**Material provided:**
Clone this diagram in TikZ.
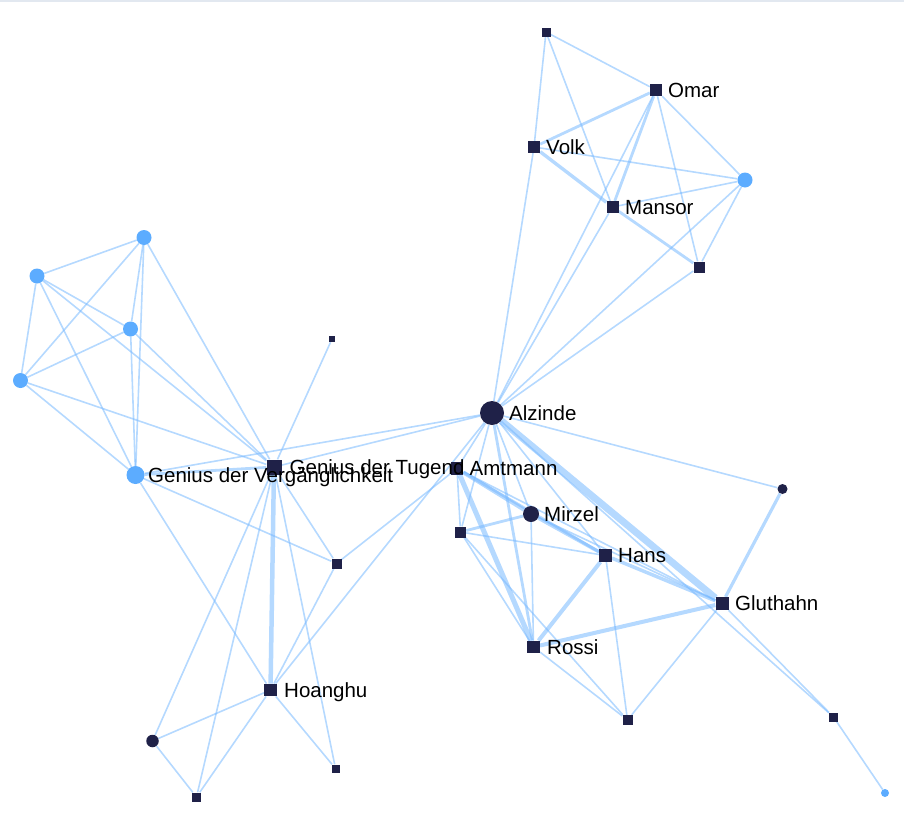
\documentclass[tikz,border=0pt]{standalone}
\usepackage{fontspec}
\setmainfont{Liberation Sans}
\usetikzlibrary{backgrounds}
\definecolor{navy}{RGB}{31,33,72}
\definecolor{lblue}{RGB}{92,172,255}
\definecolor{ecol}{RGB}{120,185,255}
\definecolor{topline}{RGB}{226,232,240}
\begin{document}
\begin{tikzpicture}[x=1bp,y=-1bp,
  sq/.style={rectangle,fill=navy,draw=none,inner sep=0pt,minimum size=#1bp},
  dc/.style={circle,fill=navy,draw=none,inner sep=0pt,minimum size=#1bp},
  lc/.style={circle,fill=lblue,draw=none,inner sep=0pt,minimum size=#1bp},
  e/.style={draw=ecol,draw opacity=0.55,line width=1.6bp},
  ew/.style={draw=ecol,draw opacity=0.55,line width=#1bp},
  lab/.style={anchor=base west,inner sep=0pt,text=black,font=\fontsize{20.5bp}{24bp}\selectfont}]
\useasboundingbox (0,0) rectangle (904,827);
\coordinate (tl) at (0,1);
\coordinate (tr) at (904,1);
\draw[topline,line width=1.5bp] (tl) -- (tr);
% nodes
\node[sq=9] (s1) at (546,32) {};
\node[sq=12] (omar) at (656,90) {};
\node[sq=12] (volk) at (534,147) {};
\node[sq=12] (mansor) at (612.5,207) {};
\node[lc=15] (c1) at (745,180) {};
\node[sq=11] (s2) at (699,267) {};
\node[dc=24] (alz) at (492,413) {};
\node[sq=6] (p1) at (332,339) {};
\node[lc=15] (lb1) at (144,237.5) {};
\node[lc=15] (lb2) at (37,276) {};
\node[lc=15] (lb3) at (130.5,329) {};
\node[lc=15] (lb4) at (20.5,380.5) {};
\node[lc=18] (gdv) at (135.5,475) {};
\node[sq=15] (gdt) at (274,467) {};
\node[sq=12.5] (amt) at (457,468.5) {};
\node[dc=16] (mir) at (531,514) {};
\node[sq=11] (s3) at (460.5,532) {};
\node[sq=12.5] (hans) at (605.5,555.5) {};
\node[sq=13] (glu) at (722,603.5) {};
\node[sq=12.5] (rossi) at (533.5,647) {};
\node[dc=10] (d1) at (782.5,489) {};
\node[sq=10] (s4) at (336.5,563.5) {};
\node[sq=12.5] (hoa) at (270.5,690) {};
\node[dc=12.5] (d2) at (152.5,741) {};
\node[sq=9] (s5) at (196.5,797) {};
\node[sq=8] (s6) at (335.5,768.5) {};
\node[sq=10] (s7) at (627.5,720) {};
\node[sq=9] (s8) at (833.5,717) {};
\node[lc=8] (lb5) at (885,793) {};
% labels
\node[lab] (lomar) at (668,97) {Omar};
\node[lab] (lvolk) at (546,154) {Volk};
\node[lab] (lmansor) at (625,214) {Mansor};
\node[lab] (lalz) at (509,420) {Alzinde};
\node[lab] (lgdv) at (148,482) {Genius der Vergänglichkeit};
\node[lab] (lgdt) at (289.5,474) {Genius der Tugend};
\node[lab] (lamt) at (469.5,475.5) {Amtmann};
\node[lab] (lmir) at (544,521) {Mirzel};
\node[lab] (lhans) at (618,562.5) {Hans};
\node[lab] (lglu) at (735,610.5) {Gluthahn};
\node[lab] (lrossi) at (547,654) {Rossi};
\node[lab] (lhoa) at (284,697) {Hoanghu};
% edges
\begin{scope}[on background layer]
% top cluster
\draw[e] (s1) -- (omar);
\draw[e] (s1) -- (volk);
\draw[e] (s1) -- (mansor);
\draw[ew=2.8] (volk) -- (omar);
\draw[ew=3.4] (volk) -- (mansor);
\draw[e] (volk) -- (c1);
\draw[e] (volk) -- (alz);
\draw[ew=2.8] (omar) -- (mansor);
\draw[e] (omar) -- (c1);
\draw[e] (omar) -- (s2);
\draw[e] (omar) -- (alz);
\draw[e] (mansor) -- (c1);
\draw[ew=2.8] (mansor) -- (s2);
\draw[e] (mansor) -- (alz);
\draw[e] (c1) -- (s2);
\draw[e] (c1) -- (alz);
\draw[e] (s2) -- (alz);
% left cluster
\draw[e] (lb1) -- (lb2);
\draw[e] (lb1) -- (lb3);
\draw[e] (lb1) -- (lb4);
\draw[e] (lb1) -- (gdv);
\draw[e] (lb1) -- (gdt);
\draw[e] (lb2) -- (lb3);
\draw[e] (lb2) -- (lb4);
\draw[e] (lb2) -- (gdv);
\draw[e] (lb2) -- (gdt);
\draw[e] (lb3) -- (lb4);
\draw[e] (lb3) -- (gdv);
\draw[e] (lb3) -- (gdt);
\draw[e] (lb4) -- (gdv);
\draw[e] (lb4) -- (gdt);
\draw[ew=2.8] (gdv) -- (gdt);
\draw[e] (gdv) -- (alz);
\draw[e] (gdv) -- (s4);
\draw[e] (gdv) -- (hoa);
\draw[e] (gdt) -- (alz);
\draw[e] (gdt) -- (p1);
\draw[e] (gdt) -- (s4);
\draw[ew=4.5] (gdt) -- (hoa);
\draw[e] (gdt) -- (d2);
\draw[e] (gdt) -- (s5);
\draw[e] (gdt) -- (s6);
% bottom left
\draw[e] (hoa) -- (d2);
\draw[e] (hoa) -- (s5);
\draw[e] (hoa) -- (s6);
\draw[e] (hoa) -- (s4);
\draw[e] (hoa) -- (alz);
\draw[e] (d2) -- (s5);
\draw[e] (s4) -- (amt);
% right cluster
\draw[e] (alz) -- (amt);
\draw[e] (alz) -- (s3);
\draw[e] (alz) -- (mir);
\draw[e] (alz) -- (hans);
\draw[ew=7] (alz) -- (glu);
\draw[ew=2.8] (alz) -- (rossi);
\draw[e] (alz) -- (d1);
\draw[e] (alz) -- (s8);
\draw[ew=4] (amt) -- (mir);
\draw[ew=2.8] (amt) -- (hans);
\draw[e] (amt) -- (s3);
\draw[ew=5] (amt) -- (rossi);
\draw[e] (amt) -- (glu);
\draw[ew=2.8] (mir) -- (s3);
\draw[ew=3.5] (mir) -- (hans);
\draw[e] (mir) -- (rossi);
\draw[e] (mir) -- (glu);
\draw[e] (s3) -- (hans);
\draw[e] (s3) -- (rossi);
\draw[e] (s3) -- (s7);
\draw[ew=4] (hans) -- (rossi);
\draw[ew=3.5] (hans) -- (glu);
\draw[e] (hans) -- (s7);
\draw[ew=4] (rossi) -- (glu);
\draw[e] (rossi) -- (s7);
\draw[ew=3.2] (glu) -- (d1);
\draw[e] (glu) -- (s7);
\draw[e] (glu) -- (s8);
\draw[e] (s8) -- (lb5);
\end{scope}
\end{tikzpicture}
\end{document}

**Exercise details:** Drop the images and repeat the data exactly.

**Task solution:**
Clone this diagram in TikZ.
\documentclass[tikz,border=0pt]{standalone}
\usepackage{fontspec}
\setmainfont{Liberation Sans}
\usetikzlibrary{backgrounds}
\definecolor{navy}{RGB}{31,33,72}
\definecolor{lblue}{RGB}{92,172,255}
\definecolor{ecol}{RGB}{120,185,255}
\definecolor{topline}{RGB}{226,232,240}
\begin{document}
\begin{tikzpicture}[x=1bp,y=-1bp,
  sq/.style={rectangle,fill=navy,draw=none,inner sep=0pt,minimum size=#1bp},
  dc/.style={circle,fill=navy,draw=none,inner sep=0pt,minimum size=#1bp},
  lc/.style={circle,fill=lblue,draw=none,inner sep=0pt,minimum size=#1bp},
  e/.style={draw=ecol,draw opacity=0.55,line width=1.6bp},
  ew/.style={draw=ecol,draw opacity=0.55,line width=#1bp},
  lab/.style={anchor=base west,inner sep=0pt,text=black,font=\fontsize{20.5bp}{24bp}\selectfont}]
\useasboundingbox (0,0) rectangle (904,827);
\coordinate (tl) at (0,1);
\coordinate (tr) at (904,1);
\draw[topline,line width=1.5bp] (tl) -- (tr);
% nodes
\node[sq=9] (s1) at (546,32) {};
\node[sq=12] (omar) at (656,90) {};
\node[sq=12] (volk) at (534,147) {};
\node[sq=12] (mansor) at (612.5,207) {};
\node[lc=15] (c1) at (745,180) {};
\node[sq=11] (s2) at (699,267) {};
\node[dc=24] (alz) at (492,413) {};
\node[sq=6] (p1) at (332,339) {};
\node[lc=15] (lb1) at (144,237.5) {};
\node[lc=15] (lb2) at (37,276) {};
\node[lc=15] (lb3) at (130.5,329) {};
\node[lc=15] (lb4) at (20.5,380.5) {};
\node[lc=18] (gdv) at (135.5,475) {};
\node[sq=15] (gdt) at (274,467) {};
\node[sq=12.5] (amt) at (457,468.5) {};
\node[dc=16] (mir) at (531,514) {};
\node[sq=11] (s3) at (460.5,532) {};
\node[sq=12.5] (hans) at (605.5,555.5) {};
\node[sq=13] (glu) at (722,603.5) {};
\node[sq=12.5] (rossi) at (533.5,647) {};
\node[dc=10] (d1) at (782.5,489) {};
\node[sq=10] (s4) at (336.5,563.5) {};
\node[sq=12.5] (hoa) at (270.5,690) {};
\node[dc=12.5] (d2) at (152.5,741) {};
\node[sq=9] (s5) at (196.5,797) {};
\node[sq=8] (s6) at (335.5,768.5) {};
\node[sq=10] (s7) at (627.5,720) {};
\node[sq=9] (s8) at (833.5,717) {};
\node[lc=8] (lb5) at (885,793) {};
% labels
\node[lab] (lomar) at (668,97) {Omar};
\node[lab] (lvolk) at (546,154) {Volk};
\node[lab] (lmansor) at (625,214) {Mansor};
\node[lab] (lalz) at (509,420) {Alzinde};
\node[lab] (lgdv) at (148,482) {Genius der Vergänglichkeit};
\node[lab] (lgdt) at (289.5,474) {Genius der Tugend};
\node[lab] (lamt) at (469.5,475.5) {Amtmann};
\node[lab] (lmir) at (544,521) {Mirzel};
\node[lab] (lhans) at (618,562.5) {Hans};
\node[lab] (lglu) at (735,610.5) {Gluthahn};
\node[lab] (lrossi) at (547,654) {Rossi};
\node[lab] (lhoa) at (284,697) {Hoanghu};
% edges
\begin{scope}[on background layer]
% top cluster
\draw[e] (s1) -- (omar);
\draw[e] (s1) -- (volk);
\draw[e] (s1) -- (mansor);
\draw[ew=2.8] (volk) -- (omar);
\draw[ew=3.4] (volk) -- (mansor);
\draw[e] (volk) -- (c1);
\draw[e] (volk) -- (alz);
\draw[ew=2.8] (omar) -- (mansor);
\draw[e] (omar) -- (c1);
\draw[e] (omar) -- (s2);
\draw[e] (omar) -- (alz);
\draw[e] (mansor) -- (c1);
\draw[ew=2.8] (mansor) -- (s2);
\draw[e] (mansor) -- (alz);
\draw[e] (c1) -- (s2);
\draw[e] (c1) -- (alz);
\draw[e] (s2) -- (alz);
% left cluster
\draw[e] (lb1) -- (lb2);
\draw[e] (lb1) -- (lb3);
\draw[e] (lb1) -- (lb4);
\draw[e] (lb1) -- (gdv);
\draw[e] (lb1) -- (gdt);
\draw[e] (lb2) -- (lb3);
\draw[e] (lb2) -- (lb4);
\draw[e] (lb2) -- (gdv);
\draw[e] (lb2) -- (gdt);
\draw[e] (lb3) -- (lb4);
\draw[e] (lb3) -- (gdv);
\draw[e] (lb3) -- (gdt);
\draw[e] (lb4) -- (gdv);
\draw[e] (lb4) -- (gdt);
\draw[ew=2.8] (gdv) -- (gdt);
\draw[e] (gdv) -- (alz);
\draw[e] (gdv) -- (s4);
\draw[e] (gdv) -- (hoa);
\draw[e] (gdt) -- (alz);
\draw[e] (gdt) -- (p1);
\draw[e] (gdt) -- (s4);
\draw[ew=4.5] (gdt) -- (hoa);
\draw[e] (gdt) -- (d2);
\draw[e] (gdt) -- (s5);
\draw[e] (gdt) -- (s6);
% bottom left
\draw[e] (hoa) -- (d2);
\draw[e] (hoa) -- (s5);
\draw[e] (hoa) -- (s6);
\draw[e] (hoa) -- (s4);
\draw[e] (hoa) -- (alz);
\draw[e] (d2) -- (s5);
\draw[e] (s4) -- (amt);
% right cluster
\draw[e] (alz) -- (amt);
\draw[e] (alz) -- (s3);
\draw[e] (alz) -- (mir);
\draw[e] (alz) -- (hans);
\draw[ew=7] (alz) -- (glu);
\draw[ew=2.8] (alz) -- (rossi);
\draw[e] (alz) -- (d1);
\draw[e] (alz) -- (s8);
\draw[ew=4] (amt) -- (mir);
\draw[ew=2.8] (amt) -- (hans);
\draw[e] (amt) -- (s3);
\draw[ew=5] (amt) -- (rossi);
\draw[e] (amt) -- (glu);
\draw[ew=2.8] (mir) -- (s3);
\draw[ew=3.5] (mir) -- (hans);
\draw[e] (mir) -- (rossi);
\draw[e] (mir) -- (glu);
\draw[e] (s3) -- (hans);
\draw[e] (s3) -- (rossi);
\draw[e] (s3) -- (s7);
\draw[ew=4] (hans) -- (rossi);
\draw[ew=3.5] (hans) -- (glu);
\draw[e] (hans) -- (s7);
\draw[ew=4] (rossi) -- (glu);
\draw[e] (rossi) -- (s7);
\draw[ew=3.2] (glu) -- (d1);
\draw[e] (glu) -- (s7);
\draw[e] (glu) -- (s8);
\draw[e] (s8) -- (lb5);
\end{scope}
\end{tikzpicture}
\end{document}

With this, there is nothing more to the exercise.